§ WHAT IS ASKED: Below is some material; set it all down exactly, apart from the pictures.

─── DATA EXCERPT ───

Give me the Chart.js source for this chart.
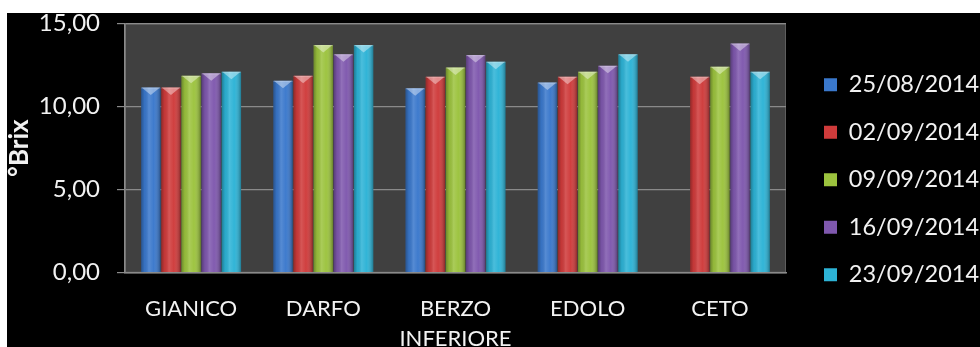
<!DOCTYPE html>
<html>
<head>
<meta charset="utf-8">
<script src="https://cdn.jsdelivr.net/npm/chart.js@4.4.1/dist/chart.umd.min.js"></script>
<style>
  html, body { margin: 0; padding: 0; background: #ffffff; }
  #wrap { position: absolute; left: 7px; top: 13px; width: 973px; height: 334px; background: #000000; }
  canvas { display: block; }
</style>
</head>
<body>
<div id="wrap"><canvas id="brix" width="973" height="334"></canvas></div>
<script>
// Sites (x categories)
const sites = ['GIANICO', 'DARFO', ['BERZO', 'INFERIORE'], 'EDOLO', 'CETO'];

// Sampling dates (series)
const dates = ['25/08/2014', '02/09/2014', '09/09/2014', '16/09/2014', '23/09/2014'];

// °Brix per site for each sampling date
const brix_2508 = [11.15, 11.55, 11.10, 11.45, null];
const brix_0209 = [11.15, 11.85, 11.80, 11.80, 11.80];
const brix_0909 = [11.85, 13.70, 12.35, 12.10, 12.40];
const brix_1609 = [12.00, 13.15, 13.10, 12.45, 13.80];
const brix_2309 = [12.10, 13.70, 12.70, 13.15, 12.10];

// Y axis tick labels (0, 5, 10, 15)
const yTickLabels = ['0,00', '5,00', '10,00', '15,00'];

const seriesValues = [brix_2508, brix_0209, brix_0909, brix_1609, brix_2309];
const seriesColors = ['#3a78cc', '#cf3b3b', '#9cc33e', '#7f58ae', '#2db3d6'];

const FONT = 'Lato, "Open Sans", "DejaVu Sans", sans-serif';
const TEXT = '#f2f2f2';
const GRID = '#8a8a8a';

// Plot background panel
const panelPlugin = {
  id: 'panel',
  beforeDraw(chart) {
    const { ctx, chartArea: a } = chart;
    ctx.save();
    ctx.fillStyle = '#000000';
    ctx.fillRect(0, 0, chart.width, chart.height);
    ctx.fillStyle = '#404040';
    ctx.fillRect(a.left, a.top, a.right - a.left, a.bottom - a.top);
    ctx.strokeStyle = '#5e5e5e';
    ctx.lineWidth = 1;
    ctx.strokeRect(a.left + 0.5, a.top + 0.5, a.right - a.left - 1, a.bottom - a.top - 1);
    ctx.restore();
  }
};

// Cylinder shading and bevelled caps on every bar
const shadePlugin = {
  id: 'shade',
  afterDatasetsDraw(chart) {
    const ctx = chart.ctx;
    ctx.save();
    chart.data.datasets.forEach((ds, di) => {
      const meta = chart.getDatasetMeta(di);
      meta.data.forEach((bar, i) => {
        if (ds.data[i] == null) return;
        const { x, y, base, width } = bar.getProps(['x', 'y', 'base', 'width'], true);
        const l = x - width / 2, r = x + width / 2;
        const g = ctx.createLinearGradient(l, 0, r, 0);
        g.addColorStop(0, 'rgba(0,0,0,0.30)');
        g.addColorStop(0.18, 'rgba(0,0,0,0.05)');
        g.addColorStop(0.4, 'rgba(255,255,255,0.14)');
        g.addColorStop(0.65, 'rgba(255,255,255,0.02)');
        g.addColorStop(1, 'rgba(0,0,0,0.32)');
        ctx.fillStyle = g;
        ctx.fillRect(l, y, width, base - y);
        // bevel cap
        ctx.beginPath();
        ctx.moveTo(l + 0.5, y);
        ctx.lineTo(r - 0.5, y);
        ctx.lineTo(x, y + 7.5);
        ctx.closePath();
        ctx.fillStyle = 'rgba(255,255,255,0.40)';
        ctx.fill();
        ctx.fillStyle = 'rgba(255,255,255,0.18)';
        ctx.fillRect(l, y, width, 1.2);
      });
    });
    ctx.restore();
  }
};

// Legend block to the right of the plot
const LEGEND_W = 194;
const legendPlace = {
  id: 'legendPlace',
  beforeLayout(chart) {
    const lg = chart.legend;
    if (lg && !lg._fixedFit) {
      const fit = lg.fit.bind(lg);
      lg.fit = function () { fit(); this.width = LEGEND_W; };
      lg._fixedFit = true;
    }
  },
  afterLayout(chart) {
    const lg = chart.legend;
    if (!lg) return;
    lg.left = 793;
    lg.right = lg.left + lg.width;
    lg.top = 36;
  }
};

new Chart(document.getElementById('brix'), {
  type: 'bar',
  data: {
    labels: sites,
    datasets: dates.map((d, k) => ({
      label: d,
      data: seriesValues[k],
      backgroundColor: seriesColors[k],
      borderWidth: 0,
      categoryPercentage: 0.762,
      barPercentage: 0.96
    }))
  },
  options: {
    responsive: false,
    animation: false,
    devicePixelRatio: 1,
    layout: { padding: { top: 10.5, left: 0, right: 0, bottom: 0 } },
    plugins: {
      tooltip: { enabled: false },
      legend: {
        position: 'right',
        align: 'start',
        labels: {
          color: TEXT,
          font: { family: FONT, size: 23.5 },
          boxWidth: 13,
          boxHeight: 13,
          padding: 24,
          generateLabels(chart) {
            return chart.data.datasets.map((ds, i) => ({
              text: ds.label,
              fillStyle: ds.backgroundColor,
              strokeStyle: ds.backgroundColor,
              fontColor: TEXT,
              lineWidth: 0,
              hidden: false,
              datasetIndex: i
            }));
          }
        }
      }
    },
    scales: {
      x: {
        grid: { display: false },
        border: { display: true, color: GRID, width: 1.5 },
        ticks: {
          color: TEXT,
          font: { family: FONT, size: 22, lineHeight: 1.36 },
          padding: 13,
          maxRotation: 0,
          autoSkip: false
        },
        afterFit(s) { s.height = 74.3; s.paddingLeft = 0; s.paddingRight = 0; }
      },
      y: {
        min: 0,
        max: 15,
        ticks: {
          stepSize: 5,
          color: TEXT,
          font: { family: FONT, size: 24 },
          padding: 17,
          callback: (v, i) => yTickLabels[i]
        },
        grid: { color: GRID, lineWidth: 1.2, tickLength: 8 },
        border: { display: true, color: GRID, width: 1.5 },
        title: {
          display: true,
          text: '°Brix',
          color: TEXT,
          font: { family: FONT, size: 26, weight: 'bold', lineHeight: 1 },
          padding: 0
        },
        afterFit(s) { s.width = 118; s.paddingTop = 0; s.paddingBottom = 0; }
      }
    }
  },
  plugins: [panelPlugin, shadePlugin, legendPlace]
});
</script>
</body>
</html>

───

§ RESPONSE TO THIS EXERCISE:
Give me the Chart.js source for this chart.
<!DOCTYPE html>
<html>
<head>
<meta charset="utf-8">
<script src="https://cdn.jsdelivr.net/npm/chart.js@4.4.1/dist/chart.umd.min.js"></script>
<style>
  html, body { margin: 0; padding: 0; background: #ffffff; }
  #wrap { position: absolute; left: 7px; top: 13px; width: 973px; height: 334px; background: #000000; }
  canvas { display: block; }
</style>
</head>
<body>
<div id="wrap"><canvas id="brix" width="973" height="334"></canvas></div>
<script>
// Sites (x categories)
const sites = ['GIANICO', 'DARFO', ['BERZO', 'INFERIORE'], 'EDOLO', 'CETO'];

// Sampling dates (series)
const dates = ['25/08/2014', '02/09/2014', '09/09/2014', '16/09/2014', '23/09/2014'];

// °Brix per site for each sampling date
const brix_2508 = [11.15, 11.55, 11.10, 11.45, null];
const brix_0209 = [11.15, 11.85, 11.80, 11.80, 11.80];
const brix_0909 = [11.85, 13.70, 12.35, 12.10, 12.40];
const brix_1609 = [12.00, 13.15, 13.10, 12.45, 13.80];
const brix_2309 = [12.10, 13.70, 12.70, 13.15, 12.10];

// Y axis tick labels (0, 5, 10, 15)
const yTickLabels = ['0,00', '5,00', '10,00', '15,00'];

const seriesValues = [brix_2508, brix_0209, brix_0909, brix_1609, brix_2309];
const seriesColors = ['#3a78cc', '#cf3b3b', '#9cc33e', '#7f58ae', '#2db3d6'];

const FONT = 'Lato, "Open Sans", "DejaVu Sans", sans-serif';
const TEXT = '#f2f2f2';
const GRID = '#8a8a8a';

// Plot background panel
const panelPlugin = {
  id: 'panel',
  beforeDraw(chart) {
    const { ctx, chartArea: a } = chart;
    ctx.save();
    ctx.fillStyle = '#000000';
    ctx.fillRect(0, 0, chart.width, chart.height);
    ctx.fillStyle = '#404040';
    ctx.fillRect(a.left, a.top, a.right - a.left, a.bottom - a.top);
    ctx.strokeStyle = '#5e5e5e';
    ctx.lineWidth = 1;
    ctx.strokeRect(a.left + 0.5, a.top + 0.5, a.right - a.left - 1, a.bottom - a.top - 1);
    ctx.restore();
  }
};

// Cylinder shading and bevelled caps on every bar
const shadePlugin = {
  id: 'shade',
  afterDatasetsDraw(chart) {
    const ctx = chart.ctx;
    ctx.save();
    chart.data.datasets.forEach((ds, di) => {
      const meta = chart.getDatasetMeta(di);
      meta.data.forEach((bar, i) => {
        if (ds.data[i] == null) return;
        const { x, y, base, width } = bar.getProps(['x', 'y', 'base', 'width'], true);
        const l = x - width / 2, r = x + width / 2;
        const g = ctx.createLinearGradient(l, 0, r, 0);
        g.addColorStop(0, 'rgba(0,0,0,0.30)');
        g.addColorStop(0.18, 'rgba(0,0,0,0.05)');
        g.addColorStop(0.4, 'rgba(255,255,255,0.14)');
        g.addColorStop(0.65, 'rgba(255,255,255,0.02)');
        g.addColorStop(1, 'rgba(0,0,0,0.32)');
        ctx.fillStyle = g;
        ctx.fillRect(l, y, width, base - y);
        // bevel cap
        ctx.beginPath();
        ctx.moveTo(l + 0.5, y);
        ctx.lineTo(r - 0.5, y);
        ctx.lineTo(x, y + 7.5);
        ctx.closePath();
        ctx.fillStyle = 'rgba(255,255,255,0.40)';
        ctx.fill();
        ctx.fillStyle = 'rgba(255,255,255,0.18)';
        ctx.fillRect(l, y, width, 1.2);
      });
    });
    ctx.restore();
  }
};

// Legend block to the right of the plot
const LEGEND_W = 194;
const legendPlace = {
  id: 'legendPlace',
  beforeLayout(chart) {
    const lg = chart.legend;
    if (lg && !lg._fixedFit) {
      const fit = lg.fit.bind(lg);
      lg.fit = function () { fit(); this.width = LEGEND_W; };
      lg._fixedFit = true;
    }
  },
  afterLayout(chart) {
    const lg = chart.legend;
    if (!lg) return;
    lg.left = 793;
    lg.right = lg.left + lg.width;
    lg.top = 36;
  }
};

new Chart(document.getElementById('brix'), {
  type: 'bar',
  data: {
    labels: sites,
    datasets: dates.map((d, k) => ({
      label: d,
      data: seriesValues[k],
      backgroundColor: seriesColors[k],
      borderWidth: 0,
      categoryPercentage: 0.762,
      barPercentage: 0.96
    }))
  },
  options: {
    responsive: false,
    animation: false,
    devicePixelRatio: 1,
    layout: { padding: { top: 10.5, left: 0, right: 0, bottom: 0 } },
    plugins: {
      tooltip: { enabled: false },
      legend: {
        position: 'right',
        align: 'start',
        labels: {
          color: TEXT,
          font: { family: FONT, size: 23.5 },
          boxWidth: 13,
          boxHeight: 13,
          padding: 24,
          generateLabels(chart) {
            return chart.data.datasets.map((ds, i) => ({
              text: ds.label,
              fillStyle: ds.backgroundColor,
              strokeStyle: ds.backgroundColor,
              fontColor: TEXT,
              lineWidth: 0,
              hidden: false,
              datasetIndex: i
            }));
          }
        }
      }
    },
    scales: {
      x: {
        grid: { display: false },
        border: { display: true, color: GRID, width: 1.5 },
        ticks: {
          color: TEXT,
          font: { family: FONT, size: 22, lineHeight: 1.36 },
          padding: 13,
          maxRotation: 0,
          autoSkip: false
        },
        afterFit(s) { s.height = 74.3; s.paddingLeft = 0; s.paddingRight = 0; }
      },
      y: {
        min: 0,
        max: 15,
        ticks: {
          stepSize: 5,
          color: TEXT,
          font: { family: FONT, size: 24 },
          padding: 17,
          callback: (v, i) => yTickLabels[i]
        },
        grid: { color: GRID, lineWidth: 1.2, tickLength: 8 },
        border: { display: true, color: GRID, width: 1.5 },
        title: {
          display: true,
          text: '°Brix',
          color: TEXT,
          font: { family: FONT, size: 26, weight: 'bold', lineHeight: 1 },
          padding: 0
        },
        afterFit(s) { s.width = 118; s.paddingTop = 0; s.paddingBottom = 0; }
      }
    }
  },
  plugins: [panelPlugin, shadePlugin, legendPlace]
});
</script>
</body>
</html>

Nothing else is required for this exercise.